# Data shown
— START —

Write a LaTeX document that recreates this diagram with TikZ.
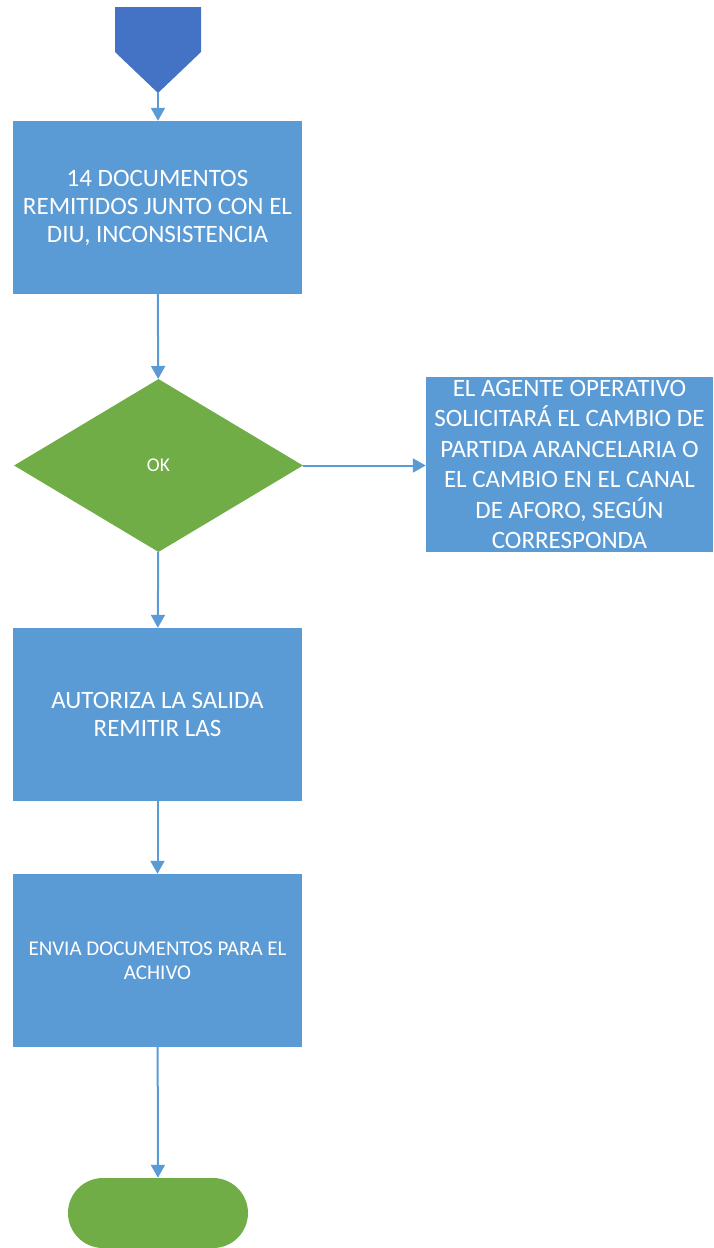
\documentclass[tikz,border=0pt]{standalone}
\usepackage{fontspec}
\setmainfont{Carlito}
\usetikzlibrary{shapes.geometric,arrows.meta}
\definecolor{boxblue}{HTML}{5B9BD5}
\definecolor{startblue}{HTML}{4472C4}
\definecolor{dgreen}{HTML}{70AD47}
\begin{document}
\begin{tikzpicture}[x=1pt,y=1pt,
  procbox/.style={rectangle,fill=boxblue,draw=none,text=white,align=center,inner sep=0pt,
    minimum width=289pt,minimum height=173pt,font=\fontsize{25}{28}\selectfont},
  decbox/.style={diamond,fill=dgreen,draw=none,text=white,inner sep=0pt,
    minimum width=289pt,minimum height=173pt,font=\fontsize{19.5}{22}\selectfont},
  termbox/.style={rectangle,rounded corners=35pt,fill=dgreen,draw=none,inner sep=0pt,
    minimum width=180pt,minimum height=70pt},
  conn/.style={draw=boxblue,line width=2pt,-{Triangle[width=14pt,length=13pt]}}
]
\useasboundingbox (0,0) rectangle (714,-1248);
\clip (0,0) rectangle (714,-1248);
% start pentagon
\fill[startblue] (115,-7) -- (201,-7) -- (201,-52) -- (158,-93) -- (115,-52) -- cycle;
\coordinate (starttip) at (158,-93);
\node[procbox] (b1) at (157.5,-207.5) {14 DOCUMENTOS\\REMITIDOS JUNTO CON EL\\DIU, INCONSISTENCIA};
\node[decbox] (d1) at (158.5,-465.5) {OK};
\node[procbox,minimum width=287pt,minimum height=175pt,font=\fontsize{25}{30.5}\selectfont] (r1) at (569.5,-464.5)
  {EL AGENTE OPERATIVO\\SOLICITARÁ EL CAMBIO DE\\PARTIDA ARANCELARIA O\\EL CAMBIO EN EL CANAL\\DE AFORO, SEGÚN\\CORRESPONDA};
\node[procbox] (b2) at (157.5,-714.5) {AUTORIZA LA SALIDA\\REMITIR LAS};
\node[procbox,font=\fontsize{21}{23.5}\selectfont] (b3) at (157.5,-960.5) {ENVIA DOCUMENTOS PARA EL\\ACHIVO};
\node[termbox] (t1) at (158,-1213) {};
\draw[conn] (starttip) -- (b1.north -| starttip);
\draw[conn] (b1) -- (d1);
\draw[conn] (d1.east) -- (r1.west |- d1.east);
\draw[conn] (d1) -- (b2);
\draw[conn] (b2) -- (b3);
\draw[conn] (b3) -- (t1);
\end{tikzpicture}
\end{document}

— END —

# Exercise prompt
Transcribe each line above verbatim, with the pictures left out.

# Correct answer
Write a LaTeX document that recreates this diagram with TikZ.
\documentclass[tikz,border=0pt]{standalone}
\usepackage{fontspec}
\setmainfont{Carlito}
\usetikzlibrary{shapes.geometric,arrows.meta}
\definecolor{boxblue}{HTML}{5B9BD5}
\definecolor{startblue}{HTML}{4472C4}
\definecolor{dgreen}{HTML}{70AD47}
\begin{document}
\begin{tikzpicture}[x=1pt,y=1pt,
  procbox/.style={rectangle,fill=boxblue,draw=none,text=white,align=center,inner sep=0pt,
    minimum width=289pt,minimum height=173pt,font=\fontsize{25}{28}\selectfont},
  decbox/.style={diamond,fill=dgreen,draw=none,text=white,inner sep=0pt,
    minimum width=289pt,minimum height=173pt,font=\fontsize{19.5}{22}\selectfont},
  termbox/.style={rectangle,rounded corners=35pt,fill=dgreen,draw=none,inner sep=0pt,
    minimum width=180pt,minimum height=70pt},
  conn/.style={draw=boxblue,line width=2pt,-{Triangle[width=14pt,length=13pt]}}
]
\useasboundingbox (0,0) rectangle (714,-1248);
\clip (0,0) rectangle (714,-1248);
% start pentagon
\fill[startblue] (115,-7) -- (201,-7) -- (201,-52) -- (158,-93) -- (115,-52) -- cycle;
\coordinate (starttip) at (158,-93);
\node[procbox] (b1) at (157.5,-207.5) {14 DOCUMENTOS\\REMITIDOS JUNTO CON EL\\DIU, INCONSISTENCIA};
\node[decbox] (d1) at (158.5,-465.5) {OK};
\node[procbox,minimum width=287pt,minimum height=175pt,font=\fontsize{25}{30.5}\selectfont] (r1) at (569.5,-464.5)
  {EL AGENTE OPERATIVO\\SOLICITARÁ EL CAMBIO DE\\PARTIDA ARANCELARIA O\\EL CAMBIO EN EL CANAL\\DE AFORO, SEGÚN\\CORRESPONDA};
\node[procbox] (b2) at (157.5,-714.5) {AUTORIZA LA SALIDA\\REMITIR LAS};
\node[procbox,font=\fontsize{21}{23.5}\selectfont] (b3) at (157.5,-960.5) {ENVIA DOCUMENTOS PARA EL\\ACHIVO};
\node[termbox] (t1) at (158,-1213) {};
\draw[conn] (starttip) -- (b1.north -| starttip);
\draw[conn] (b1) -- (d1);
\draw[conn] (d1.east) -- (r1.west |- d1.east);
\draw[conn] (d1) -- (b2);
\draw[conn] (b2) -- (b3);
\draw[conn] (b3) -- (t1);
\end{tikzpicture}
\end{document}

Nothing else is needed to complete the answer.